▶ [Source code of charts]
● ● ● ● ● ● ●
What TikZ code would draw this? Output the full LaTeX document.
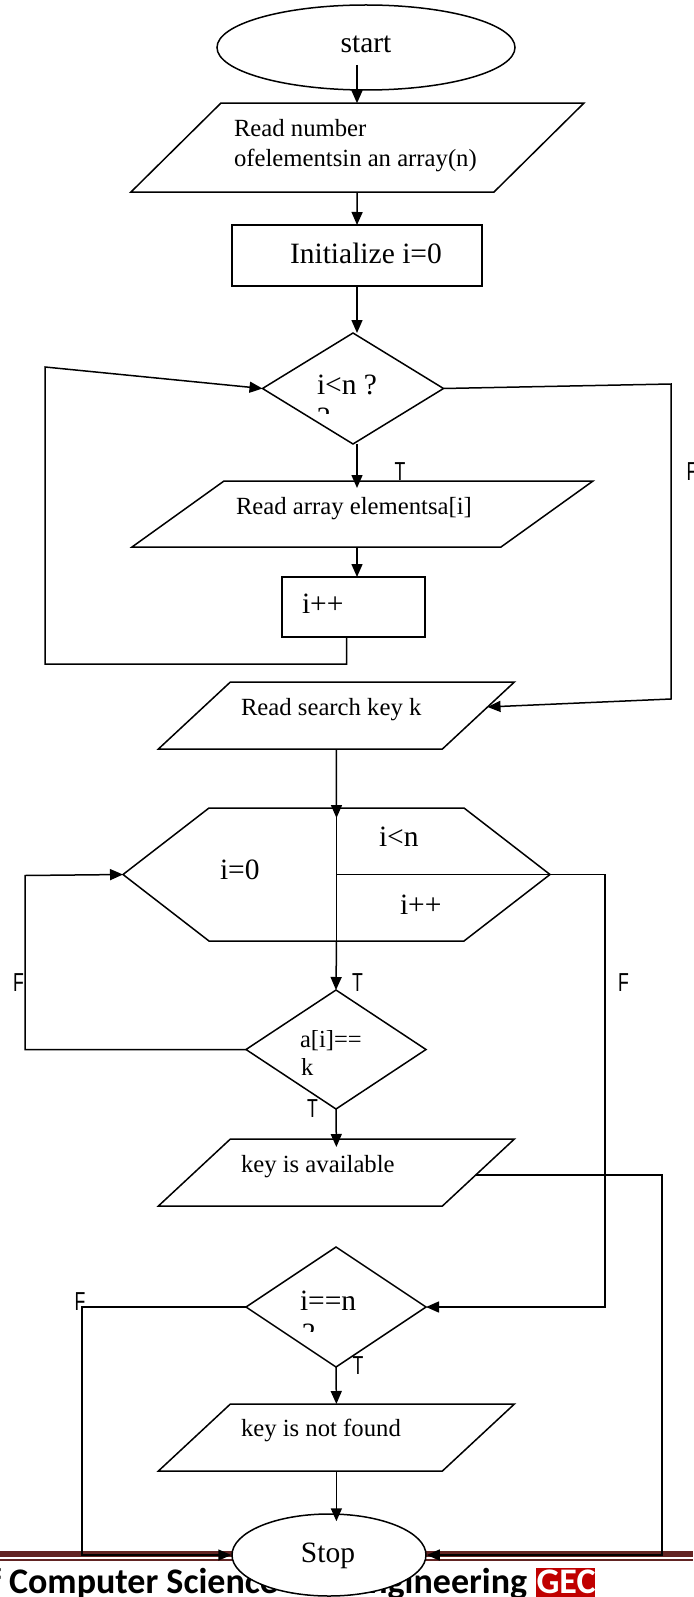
\documentclass[tikz,border=0pt]{standalone}
\usepackage{fontspec}
\setmainfont{Liberation Serif}
\newfontfamily\footfont{Carlito}
\newfontfamily\flagfont{Liberation Sans}
\usetikzlibrary{arrows.meta,calc,shapes.geometric}
\definecolor{footred}{HTML}{622423}
\definecolor{gecred}{HTML}{C00000}

% font sizes (1pt = 1 pixel of the page)
\newcommand\fsA{\fontsize{24.7pt}{30pt}\selectfont}
\newcommand\fsB{\fontsize{29.5pt}{34pt}\selectfont}
\newcommand\fsC{\fontsize{24.5pt}{28pt}\selectfont}
\newcommand\flaglbl[1]{\scalebox{0.68}[1]{\flagfont\fontsize{26pt}{26pt}\selectfont #1}}

% outline of an input/output parallelogram around a frame node
\newcommand\ioshape[2]{\draw[line] ([xshift=#2pt]#1.north west) -- ([xshift=#2pt]#1.north east)
  -- ([xshift=-#2pt]#1.south east) -- ([xshift=-#2pt]#1.south west) -- cycle;}
% outline of a decision diamond around a frame node
\newcommand\diashape[1]{\draw[line] (#1.north) -- (#1.east) -- (#1.south) -- (#1.west) -- cycle;}

\tikzset{
  line/.style={line width=1.5pt, line join=miter},
  arr/.style={line, -{Triangle[length=13pt,width=11pt]}},
  frame/.style={inner sep=0pt, outer sep=0pt, rectangle},
  lbl/.style={inner sep=0pt, outer sep=0pt, anchor=base west},
  flag/.style={inner sep=0pt, outer sep=0pt}
}

\begin{document}
\begin{tikzpicture}[x=1pt,y=-1pt]
\useasboundingbox (0,0) rectangle (693,1597);

% ---------- page footer ----------
\fill[footred] (0,1550.5) rectangle (693,1556.5);
\fill[footred] (0,1559.3) rectangle (693,1561.3);
\node[lbl, font=\footfont\bfseries\fontsize{36pt}{40pt}\selectfont] (foottext) at (-29.8,1593) {of Computer Science and Engineering};
\fill[gecred] (536,1568) rectangle (595,1600);
\node[lbl, text=white, font=\footfont\bfseries\fontsize{36pt}{40pt}\selectfont] (gec) at (536.5,1593) {GEC};

% ---------- shapes ----------
\node[ellipse, draw, line, fill=white, inner sep=0pt, minimum width=298pt, minimum height=85pt] (start) at (366,47.5) {};
\node[lbl, anchor=base, font=\fsB] (starttxt) at (366,53) {start};

\node[frame, minimum width=363pt, minimum height=89pt] (p1) at (357.25,147.75) {};
\ioshape{p1}{45}
\node[lbl, font=\fsA] (p1a) at (234,137) {Read number};
\node[lbl, font=\fsA] (p1b) at (234,167) {ofelementsin an array(n)};

\node[frame, draw, line, minimum width=250pt, minimum height=61pt] (init) at (357,255.5) {};
\node[lbl, font=\fsB] (inittxt) at (290,264) {Initialize i=0};

\node[frame, minimum width=181pt, minimum height=111pt] (d1) at (353,388.5) {};
\diashape{d1}
\node[lbl, font=\fsB] (d1txt) at (317,394) {i<n ?};
\begin{scope}
  \clip (300,400) rectangle (345,413);
  \node[lbl, font=\fsB] (d1q) at (317,427) {?};
\end{scope}

\node[frame, minimum width=369pt, minimum height=66pt] (p2) at (362.5,514) {};
\ioshape{p2}{46}
\node[lbl, font=\fsA] (p2txt) at (236,514) {Read array elementsa[i]};

\node[frame, draw, line, minimum width=143pt, minimum height=60pt] (inc) at (353.5,607) {};
\node[lbl, font=\fsB] (inctxt) at (302,613) {i++};

\node[frame, minimum width=284pt, minimum height=67pt] (p3) at (336.4,715.5) {};
\ioshape{p3}{36}
\node[lbl, font=\fsA] (p3txt) at (241,715) {Read search key k};

% loop hexagon: i=0 / i<n / i++
\node[frame, minimum width=255pt, minimum height=133pt] (hex) at (336.5,874.5) {};
\draw[line] (hex.north west) -- (hex.north east) -- ([xshift=86pt]hex.east) -- (hex.south east)
  -- (hex.south west) -- ([xshift=-86pt]hex.west) -- cycle;
\node[lbl, font=\fsB] (hexa) at (220,879) {i=0};
\node[lbl, font=\fsB] (hexb) at (379,846) {i<n};
\node[lbl, font=\fsB] (hexc) at (400,914) {i++};

\node[frame, minimum width=180pt, minimum height=119pt] (d2) at (336,1049.5) {};
\diashape{d2}
\node[lbl, font=\fsC] (d2a) at (300,1047) {a[i]==};
\node[lbl, font=\fsC] (d2b) at (301,1075) {k};

\node[frame, minimum width=284pt, minimum height=67pt] (p4) at (336.4,1172.5) {};
\ioshape{p4}{36}
\node[lbl, font=\fsA] (p4txt) at (241,1172) {key is available};

\node[frame, minimum width=180pt, minimum height=120pt] (d3) at (336,1307) {};
\diashape{d3}
\node[lbl, font=\fsB] (d3txt) at (300,1310) {i==n};
\begin{scope}
  \clip (290,1318) rectangle (345,1331);
  \node[lbl, font=\fsB] (d3q) at (302,1343) {?};
\end{scope}

\node[frame, minimum width=284pt, minimum height=67pt] (p5) at (336.4,1437.5) {};
\ioshape{p5}{36}
\node[lbl, font=\fsA] (p5txt) at (241,1436) {key is not found};

\node[ellipse, draw, line, fill=white, inner sep=0pt, minimum width=194pt, minimum height=82pt] (stop) at (329,1555) {};
\node[lbl, anchor=base, font=\fsB] (stoptxt) at (328,1562) {Stop};

% ---------- connectors ----------
\coordinate (startout) at (357,65);
\draw[arr] (startout) -- (startout |- p1.north);
\draw[arr] (p1.south) -- (init.north);
\draw[arr] (init.south) -- (init.south |- d1.north);
\coordinate (p2top) at (init.south |- p2.north);
\draw[arr] (init.south |- d1.south) -- ([yshift=-7pt]p2top);
\draw[arr] (init.south |- p2.south) -- (init.south |- inc.north);
% back to the test
\draw[arr] ([xshift=-7pt]inc.south) -- ++(0,27) -| (45,367) -- (d1.west);
% false branch of the first test
\coordinate (p3in) at ($([xshift=36pt]p3.north east)!0.373!([xshift=-36pt]p3.south east)$);
\draw[arr] (d1.east) -- (671,384) -- (671,699) -- (p3in);

\draw[arr] (p3.south) -- ([yshift=-10pt]hex.north);
\draw[line] (hex.north) -- (hex.south);
\draw[arr] (hex.south) -- (d2.north);
\coordinate (hexE) at ([xshift=86pt]hex.east);
\coordinate (hexW) at ([xshift=-86pt]hex.west);
\draw[arr] (hex.center) -- (hexE) -- ++(55,0) |- (d3.east);
\draw[arr] (d2.west) -| (25,875.5) -- (hexW);

\draw[arr] (d2.south) -- ([yshift=-8pt]p4.north);
\coordinate (p4out) at ($([xshift=36pt]p4.north east)!0.537!([xshift=-36pt]p4.south east)$);
\draw[arr] (p4out) -| (662,1555) -- (stop.east);

\draw[arr] (d3.west) -| (82,1555) -- (stop.west);
\draw[arr] (d3.south) -- (p5.north);
\coordinate (stoptop) at (p5.south |- stop.north);
\draw[arr] (p5.south) -- ([yshift=-8pt]stoptop);

% ---------- branch labels ----------
\node[flag] (t1) at (400,472) {\flaglbl{T}};
\node[flag] (f1) at (692,472) {\flaglbl{F}};
\node[flag] (f2) at (18.5,982.5) {\flaglbl{F}};
\node[flag] (t2) at (357.5,982.5) {\flaglbl{T}};
\node[flag] (f3) at (623.5,982.5) {\flaglbl{F}};
\node[flag] (t3) at (312.5,1108.5) {\flaglbl{T}};
\node[flag] (f4) at (80,1301.5) {\flaglbl{F}};
\node[flag] (t4) at (358,1365.5) {\flaglbl{T}};
\end{tikzpicture}
\end{document}
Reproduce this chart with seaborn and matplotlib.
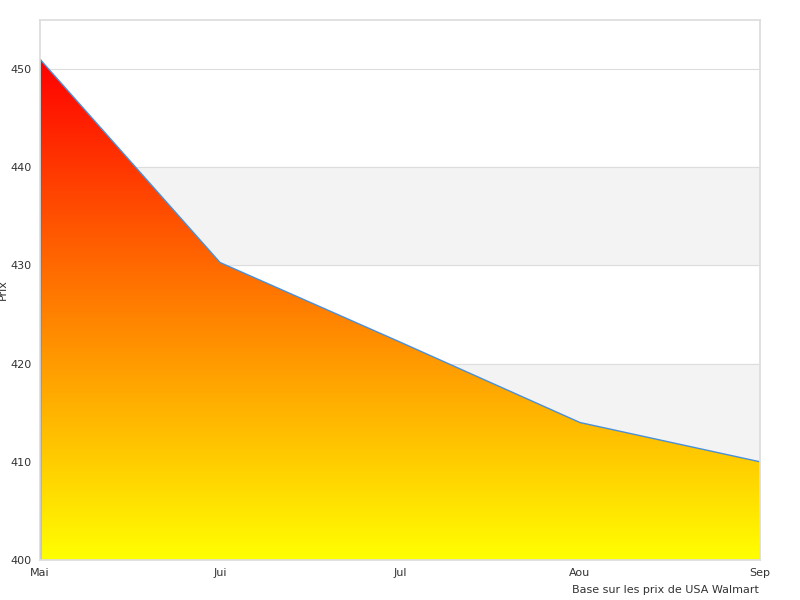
import numpy as np
import pandas as pd
import matplotlib
matplotlib.use("Agg")
import matplotlib.pyplot as plt
import seaborn as sns
from matplotlib.colors import LinearSegmentedColormap

months = ["Mai", "Jui", "Jul", "Aou", "Sep"]
prices = [451.0, 430.3, 422.2, 414.0, 410.0]

sns.set_theme(style="white")
plt.rcParams['font.family'] = ['DejaVu Sans']
fig = plt.figure(figsize=(8, 6), dpi=100)
ax = fig.add_axes([0.05, 0.0667, 0.9, 0.9])
df = pd.DataFrame({"m": range(len(months)), "p": prices})

for lo in (410, 430):
    ax.axhspan(lo, lo + 10, color="#f3f3f3", zorder=0)
for y in range(400, 451, 10):
    ax.axhline(y, color="#dddddd", lw=0.8, zorder=0.5)

poly = ax.fill_between(df["m"], 400, df["p"], color="none", zorder=1)
cmap = LinearSegmentedColormap.from_list("ry", ["#ffff00", "#ff0000"])
grad = np.linspace(0, 1, 256).reshape(-1, 1)
im = ax.imshow(grad, cmap=cmap, origin="lower", aspect="auto",
               extent=[0, len(months) - 1, 400, max(prices)], zorder=1)
path = poly.get_paths()[0]
im.set_clip_path(path, transform=ax.transData)
sns.lineplot(data=df, x="m", y="p", ax=ax, color="#4a90d9", lw=1, zorder=2)
ax.plot([0, 0], [400, prices[0]], color="#555555", lw=1, zorder=2)

ax.set_xlim(0, len(months) - 1)
ax.set_ylim(400, 455)
ax.set_xticks(range(len(months)))
ax.set_xticklabels(months)
ax.set_yticks(range(400, 451, 10))
ax.tick_params(labelsize=8, colors="#333333", length=0, pad=6)
ax.set_xlabel("")
ax.set_ylabel("Prix", fontsize=8, color="#333333", labelpad=2)
for s in ax.spines.values():
    s.set_color("#dddddd")
fig.text(0.948, 0.008, "Base sur les prix de USA Walmart", ha="right", va="bottom",
         fontsize=8, color="#333333")
fig.savefig("out.png", dpi=100)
● ● ● ● ● ● ●
▶ [What is expected]
Repeat exactly the stretch of lines that opens with the line containing "Reproduce this chart" and closes with the line containing "from matplotlib.colors import". Leave the pictures out, and add nothing.

▶ [Written solution]
Reproduce this chart with seaborn and matplotlib.
import numpy as np
import pandas as pd
import matplotlib
matplotlib.use("Agg")
import matplotlib.pyplot as plt
import seaborn as sns
from matplotlib.colors import LinearSegmentedColormap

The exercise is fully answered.